When Pete Hegseth was an earnest, young Army lieutenant in Iraq in 2005, he was cleareyed on how he viewed crimes committed by soldiers in war.
Soldiers in his own infantry company in Iraq in 2006 had shot civilians, executed prisoners and tried to cover up the crimes.
“Those are a no-brainer,” he told an audience at the University of Virginia after his deployment. He called the acts of those soldiers, who served in a sister platoon in his company, “atrocities” and added: “Of course that’s wrong. No one is here to defend that.”
By the end of his Army career, though, he was repeatedly doing exactly that.
As a presenter on Fox News, he portrayed other troops charged with war crimes as “heroes.” The military prosecuting them was, he said, “throwing warriors under the bus.” The once circumspect officer glossed over crucial details, told his TV audience that troops were just “doing the job they were hired to do” and pushed relentlessly for President Donald J. Trump to intervene.
It was a stark shift for the man President-elect Trump picked this month to lead the Defense Department. Soldiers who served with Mr. Hegseth say the change was driven in part by a string of military deployments — once to Guantánamo Bay, once to Iraq and once to Afghanistan — that each taught him a new lesson in military dysfunction.
The experience transformed him from a neoconservative believer in U.S. military might into an outsider so distrustful of the national security establishment that he repeatedly sided with convicted murderers over Pentagon leadership.
“He’s a product of these broken wars, and pretty much our whole generation feels the same way,” Mathew Golsteyn said in an interview with The New York Times. Mr. Golsteyn, a former Army Green Beret, was charged with murdering a captive he believed was a Taliban bomb maker in Afghanistan, and appeared several times on Fox with Mr. Hegseth.
The military leadership “sent us repeatedly into a hornets’ nest with no plan,” Mr. Golsteyn added. “They gave us an impossible job, then blamed us when things went wrong.”
Mr. Hegseth’s confirmation is far from certain, as he faces questions over character. On Wednesday, the City of Monterey, Calif., released a redacted police file containing the accusation of an unnamed woman who said that Mr. Hegseth raped her at a Republican women’s convention in 2017, an allegation that Mr. Hegseth has adamantly said was an episode of consensual sex. In addition, he left the National Guard after another soldier reported him as a possible “insider threat,” citing some of Mr. Hegseth’s tattoos, which can be associated with white supremacy and Christian nationalism.
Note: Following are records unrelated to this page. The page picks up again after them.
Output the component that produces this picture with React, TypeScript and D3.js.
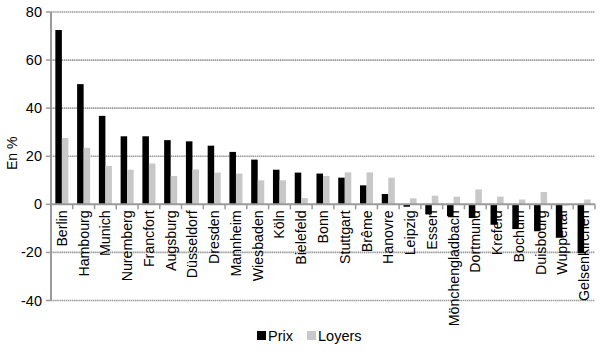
import React from "react";
import * as d3 from "d3";

const cities = ["Berlin","Hambourg","Munich","Nuremberg","Francfort","Augsburg","Düsseldorf","Dresden","Mannheim","Wiesbaden","Köln","Bielefeld","Bonn","Stuttgart","Brême","Hanovre","Leipzig","Essen","Mönchengladbach","Dortmund","Krefeld","Bochum","Duisbourg","Wuppertal","Gelsenkirchen"];
const prix = [72.5,50,36.8,28.3,28.3,26.7,26.2,24.4,21.8,18.6,14.4,13.2,12.8,11.1,7.9,4.3,-1,-4.2,-4.9,-5.7,-8.5,-10.3,-11.2,-13.9,-20.3];
const loyers = [27.6,23.5,16,14.4,17,11.8,14.5,13.2,12.8,10,10,2.6,11.8,13.3,13.3,11.1,2.5,3.6,3.2,6.2,3.2,2,5.1,-0.5,2];
const yTicks = [-40,-20,0,20,40,60,80];
const seriesNames = ["Prix","Loyers"];
const colors = ["#000000","#c8c8c8"];

export default function App() {
  const W = 600, H = 356;
  const left = 51, right = 595, top = 12, bottom = 300.5;
  const y = d3.scaleLinear().domain([-40, 80]).range([bottom, top]);
  const x = d3.scaleBand().domain(cities).range([left, right]).paddingInner(0).paddingOuter(0);
  const bw = x.bandwidth();
  const barW = bw * 0.3;
  const gap = bw * 0.2;
  const font = "Arial, 'Liberation Sans', sans-serif";
  const y0 = y(0);
  return (
    <svg width={W} height={H} style={{ position: "absolute", left: 0, top: 0, background: "#fff" }} fontFamily={font}>
      {yTicks.filter(t => t !== 0).map(t => (
        <line key={"g" + t} x1={left} x2={right} y1={y(t)} y2={y(t)} stroke="#9a9a9a" strokeWidth={1.6} strokeDasharray="1.5 0.6" />
      ))}
      {yTicks.map(t => (
        <g key={"t" + t}>
          <line x1={left - 5} x2={left} y1={y(t)} y2={y(t)} stroke="#9a9a9a" strokeWidth={1.5} />
          <text x={42} y={y(t)} dy="0.35em" textAnchor="end" fontSize={14.5} fill="#000">{t}</text>
        </g>
      ))}
      <text transform={`translate(12,${(top + bottom) / 2 - 3}) rotate(-90)`} textAnchor="middle" fontSize={14} dy="0.35em">En %</text>
      {cities.map(c => (
        <text key={"l" + c} transform={`translate(${(x(c) as number) + bw / 2},${y0 + 6}) rotate(-90)`} textAnchor="end" dy="0.35em" fontSize={14.2} fill="#000">{c}</text>
      ))}
      {cities.map((c, i) => {
        const bx = (x(c) as number) + gap;
        return (
          <g key={"b" + c}>
            <rect x={bx} width={barW} y={Math.min(y(prix[i]), y0)} height={Math.abs(y(prix[i]) - y0)} fill={colors[0]} />
            <rect x={bx + barW} width={barW} y={Math.min(y(loyers[i]), y0)} height={Math.abs(y(loyers[i]) - y0)} fill={colors[1]} />
          </g>
        );
      })}
      <line x1={left} x2={left} y1={top} y2={bottom} stroke="#9a9a9a" strokeWidth={2} />
      <line x1={left} x2={right} y1={y0} y2={y0} stroke="#9a9a9a" strokeWidth={2} />
      {d3.range(cities.length + 1).map(i => (
        <line key={"xt" + i} x1={left + i * bw} x2={left + i * bw} y1={y0} y2={y0 + 5} stroke="#9a9a9a" strokeWidth={1.5} />
      ))}
      {seriesNames.map((s, i) => (
        <g key={"lg" + s} transform={`translate(${257 + i * 50},336)`}>
          <rect x={0} y={-5} width={9} height={9} fill={colors[i]} />
          <text x={11} y={0} dy="0.35em" fontSize={14.5}>{s}</text>
        </g>
      ))}
    </svg>
  );
}
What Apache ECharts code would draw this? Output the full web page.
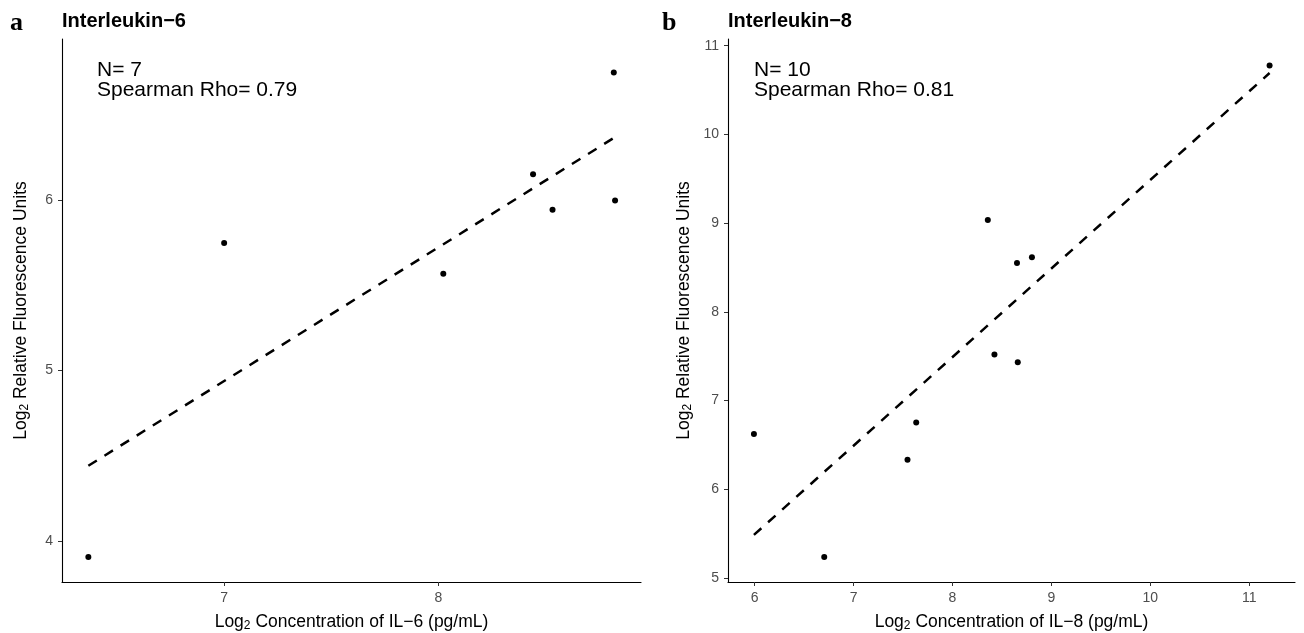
<!DOCTYPE html>
<html>
<head>
<meta charset="utf-8">
<title>Interleukin-6 / Interleukin-8</title>
<script src="https://cdn.jsdelivr.net/npm/echarts@6/dist/echarts.min.js"></script>
<style>
  html, body { margin: 0; padding: 0; background: #fff; }
  #chart { width: 1304px; height: 633px; }
</style>
</head>
<body>
<div id="chart"></div>
<script>
// panel a: IL-6 (log2 concentration vs log2 RFU)
const il6Conc = [6.366, 7.0, 8.023, 8.442, 8.533, 8.819, 8.825]
const il6Rfu = [3.906, 5.747, 5.567, 6.151, 5.943, 6.748, 5.996]
// panel b: IL-8
const il8Conc = [5.992, 6.703, 7.545, 7.633, 8.357, 8.424, 8.652, 8.660, 8.803, 11.206]
const il8Rfu = [6.624, 5.236, 6.334, 6.752, 9.037, 7.519, 8.552, 7.432, 8.616, 10.778]

const il6XTicks = [7, 8]
const il6YTicks = [4, 5, 6]
const il8XTicks = [6, 7, 8, 9, 10, 11]
const il8YTicks = [5, 6, 7, 8, 9, 10, 11]

const panelLetters = ['a', 'b']
const panelTitles = ['Interleukin−6', 'Interleukin−8']
const analytes = ['IL−6', 'IL−8']
const sampleSizes = [7, 10]
const spearmanRho = ['0.79', '0.81']

const font = 'Liberation Sans, Arial, Helvetica, sans-serif'
const serif = 'Liberation Serif, Times New Roman, serif'

// least squares line over the data range (like geom_smooth(method = 'lm'))
function lmLine (xs, ys) {
  const n = xs.length
  const mx = xs.reduce((a, b) => a + b, 0) / n
  const my = ys.reduce((a, b) => a + b, 0) / n
  let sxy = 0
  let sxx = 0
  xs.forEach((x, i) => {
    sxy += (x - mx) * (ys[i] - my)
    sxx += (x - mx) * (x - mx)
  })
  const slope = sxy / sxx
  const x0 = Math.min(...xs)
  const x1 = Math.max(...xs)
  return [[x0, my + slope * (x0 - mx)], [x1, my + slope * (x1 - mx)]]
}

const nameRich = {
  t: { fontSize: 17.5, fontFamily: font, color: '#000', lineHeight: 20 },
  s: { fontSize: 12, fontFamily: font, color: '#000', lineHeight: 8, verticalAlign: 'bottom' }
}

function axisOf (gridIndex, min, max, ticks, name, nameGap) {
  return {
    type: 'value',
    gridIndex: gridIndex,
    min: min,
    max: max,
    splitLine: { show: false },
    axisLine: { onZero: false, lineStyle: { color: '#000', width: 1.1 } },
    axisTick: { customValues: ticks, length: 4, lineStyle: { color: '#333', width: 1 } },
    axisLabel: { customValues: ticks, color: '#4d4d4d', fontSize: 14, fontFamily: font, margin: 9 },
    name: name,
    nameLocation: 'middle',
    nameGap: nameGap,
    nameTextStyle: { rich: nameRich }
  }
}

const yName = '{t|Log}{s|2}{t| Relative Fluorescence Units}'
const xName = a => '{t|Log}{s|2}{t| Concentration of ' + a + ' (pg/mL)}'

const grids = [
  { left: 62, top: 39, width: 579, height: 543, containLabel: false, outerBoundsMode: 'none' },
  { left: 728, top: 39, width: 567, height: 543, containLabel: false, outerBoundsMode: 'none' }
]

function scatter (i, xs, ys) {
  return {
    type: 'scatter',
    xAxisIndex: i,
    yAxisIndex: i,
    symbolSize: 6,
    itemStyle: { color: '#000', opacity: 1 },
    data: xs.map((x, k) => [x, ys[k]]),
    z: 3
  }
}

function fit (i, xs, ys) {
  return {
    type: 'line',
    xAxisIndex: i,
    yAxisIndex: i,
    showSymbol: false,
    lineStyle: { color: '#000', width: 2.5, type: [10, 9] },
    data: lmLine(xs, ys),
    z: 2
  }
}

function annotation (i) {
  return {
    type: 'text',
    left: grids[i].left + (i === 0 ? 35 : 26),
    top: 60,
    style: {
      text: 'N= ' + sampleSizes[i] + '\nSpearman Rho= ' + spearmanRho[i],
      fontSize: 21,
      fontFamily: font,
      lineHeight: 20,
      fill: '#000'
    }
  }
}

const chart = echarts.init(document.getElementById('chart'))
chart.setOption({
  animation: false,
  backgroundColor: '#fff',
  title: [
    { text: panelLetters[0], left: 10, top: 10, padding: 0, textStyle: { fontFamily: serif, fontWeight: 'bold', fontSize: 26, color: '#000' } },
    { text: panelTitles[0], left: 62, top: 11, padding: 0, textStyle: { fontFamily: font, fontWeight: 'bold', fontSize: 20, color: '#000' } },
    { text: panelLetters[1], left: 662, top: 10, padding: 0, textStyle: { fontFamily: serif, fontWeight: 'bold', fontSize: 26, color: '#000' } },
    { text: panelTitles[1], left: 728, top: 11, padding: 0, textStyle: { fontFamily: font, fontWeight: 'bold', fontSize: 20, color: '#000' } }
  ],
  grid: grids,
  xAxis: [
    axisOf(0, 6.243, 8.946, il6XTicks, xName(analytes[0]), 30),
    axisOf(1, 5.730, 11.463, il8XTicks, xName(analytes[1]), 30)
  ],
  yAxis: [
    axisOf(0, 3.759, 6.944, il6YTicks, yName, 31),
    axisOf(1, 4.955, 11.076, il8YTicks, yName, 34)
  ],
  series: [
    fit(0, il6Conc, il6Rfu),
    scatter(0, il6Conc, il6Rfu),
    fit(1, il8Conc, il8Rfu),
    scatter(1, il8Conc, il8Rfu)
  ],
  graphic: [annotation(0), annotation(1)]
})
</script>
</body>
</html>
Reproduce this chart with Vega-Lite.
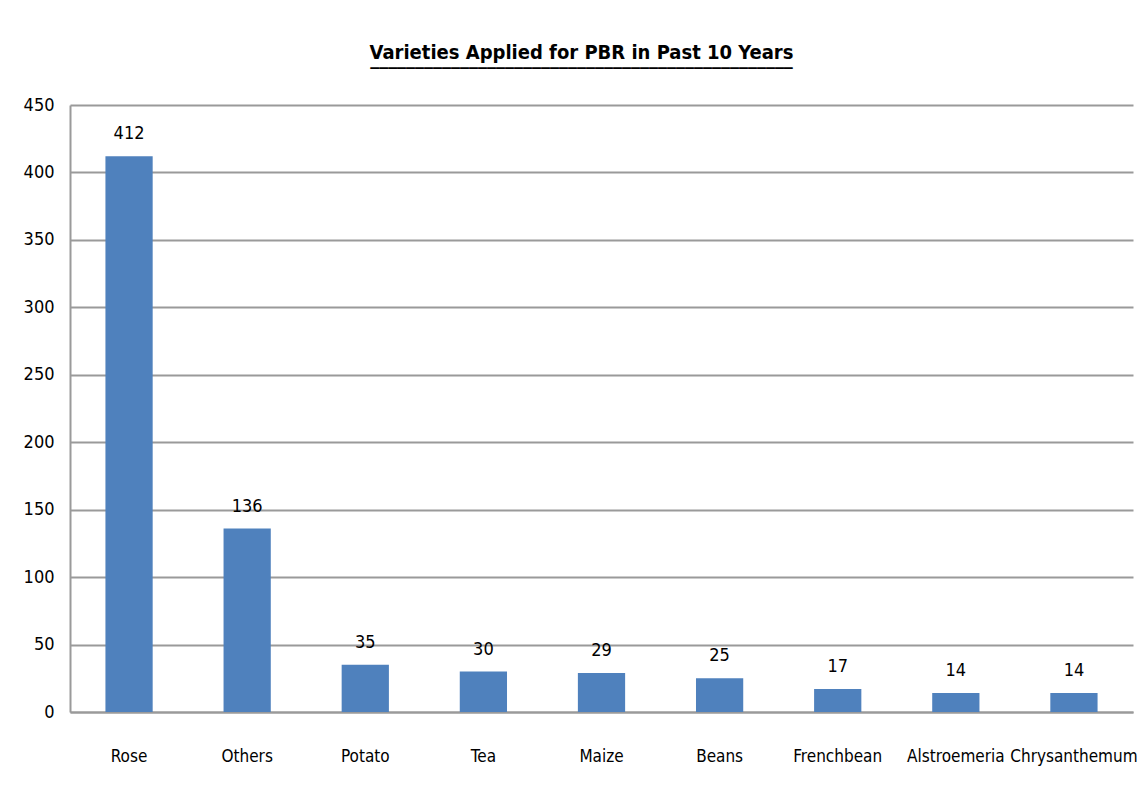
{
  "$schema": "https://vega.github.io/schema/vega-lite/v6.json",
  "autosize": {"type": "none"},
  "width": 1063,
  "height": 607,
  "padding": {"left": 70, "top": 105, "right": 11, "bottom": 79},
  "background": "white",
  "title": {
    "text": "Varieties Applied for PBR in Past 10 Years",
    "subtitle": "‾‾‾‾‾‾‾‾‾‾‾‾‾‾‾‾‾‾‾‾‾‾‾‾‾‾‾‾‾‾‾‾‾‾‾‾‾‾‾‾‾‾‾‾‾‾‾",
    "anchor": "middle",
    "dx": -20,
    "offset": 10,
    "font": "DejaVu Sans Condensed",
    "fontSize": 20,
    "fontWeight": "bold",
    "color": "black",
    "subtitleFont": "DejaVu Sans Condensed",
    "subtitleFontSize": 20,
    "subtitleFontWeight": "bold",
    "subtitleColor": "black",
    "subtitlePadding": 3
  },
  "data": {
    "values": [
      {"crop": "Rose", "varieties": 412},
      {"crop": "Others", "varieties": 136},
      {"crop": "Potato", "varieties": 35},
      {"crop": "Tea", "varieties": 30},
      {"crop": "Maize", "varieties": 29},
      {"crop": "Beans", "varieties": 25},
      {"crop": "Frenchbean", "varieties": 17},
      {"crop": "Alstroemeria", "varieties": 14},
      {"crop": "Chrysanthemum", "varieties": 14}
    ]
  },
  "encoding": {
    "x": {
      "field": "crop",
      "type": "nominal",
      "sort": null,
      "scale": {"paddingInner": 0.6, "paddingOuter": 0.3},
      "axis": {
        "title": null,
        "labelAngle": 0,
        "ticks": false,
        "labelPadding": 36,
        "labelFont": "DejaVu Sans Condensed",
        "labelFontSize": 17,
        "labelColor": "black",
        "domainColor": "#9a9a9a",
        "domainWidth": 2
      }
    },
    "y": {
      "field": "varieties",
      "type": "quantitative",
      "scale": {"domain": [0, 450], "nice": false},
      "axis": {
        "title": null,
        "values": [0, 50, 100, 150, 200, 250, 300, 350, 400, 450],
        "ticks": false,
        "labelPadding": 16,
        "labelFont": "DejaVu Sans Condensed",
        "labelFontSize": 18,
        "labelColor": "black",
        "domainColor": "#9a9a9a",
        "domainWidth": 2,
        "grid": true,
        "gridColor": "#9a9a9a",
        "gridWidth": 2
      }
    }
  },
  "layer": [
    {"mark": {"type": "bar", "color": "#4f81bd"}},
    {
      "mark": {
        "type": "text",
        "baseline": "alphabetic",
        "dy": -17,
        "font": "DejaVu Sans Condensed",
        "fontSize": 18,
        "color": "black"
      },
      "encoding": {"text": {"field": "varieties", "type": "quantitative"}}
    }
  ],
  "config": {"view": {"stroke": null}}
}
His views on how the military should conduct itself are also likely to be scrutinized during Senate hearings unless Mr. Trump manages to make him a recess appointment. Beyond Mr. Hegseth’s divisive perspective on certain war crimes cases, some of his public statements on who belongs in military and in what roles are outside the mainstream, including positions against allowing women to serve in combat.
Mr. Hegseth, 44, did not respond to requests for comment.
In Washington, many are concerned not only that Mr. Hegseth may be a partisan bomb thrower set on politicizing the military, but also that, as a former part-time National Guard officer with minimal managerial skills, he is not qualified to run a department with nearly three million employees. Representative Jason Crow, Democrat of Colorado and a former Army Ranger, echoed the views of many in a video last week, calling Mr. Hegseth “woefully unqualified.”
But Mr. Hegseth’s views reflect a disillusionment among a segment of post-9/11 service members, and a slice of the broader public, about how the military is used. Mr. Trump tapped into that anger, promising a more inward-looking foreign policy and a hands-off approach to prosecuting soldiers.
That is why several veterans who served with Mr. Hegseth said they were thrilled with his nomination. Most of those interviewed said they hoped the fact that he did not follow a traditional path to the office, through the upper ranks of the Pentagon and jobs in the defense industry, could help him understand the burdens placed on rank-and-file troops and redirect the military’s priorities.
Others see it differently. They say battlefield rules prevent missions from spiraling into chaos and protect troops from some of the moral pitfalls inherent in combat.
The number of troops charged with illegal killings in Iraq or Afghanistan is minuscule, and military leaders vehemently dispute the notion that such prosecutions were unfair or capricious. They fear having someone at the very top of the chain who does not understand that failing to hold people accountable for the few incidents of war crimes virtually guarantees more of them.
‘Long, Boring Duty’
Mr. Hegseth grew up in Minnesota and joined the Army R.O.T.C. months before the terrorist attacks in 2001, while majoring in politics at Princeton University.
While there, Mr. Hegseth was the publisher of the campus conservative journal, The Princeton Tory, where he wrote culture-war polemics on topics like modern feminism and homosexuality. In one 2003 column, he defended the invasion of Iraq as a triumph for neoconservatism, saying it showed that “conservative ideas have worked, do work and will continue to work.”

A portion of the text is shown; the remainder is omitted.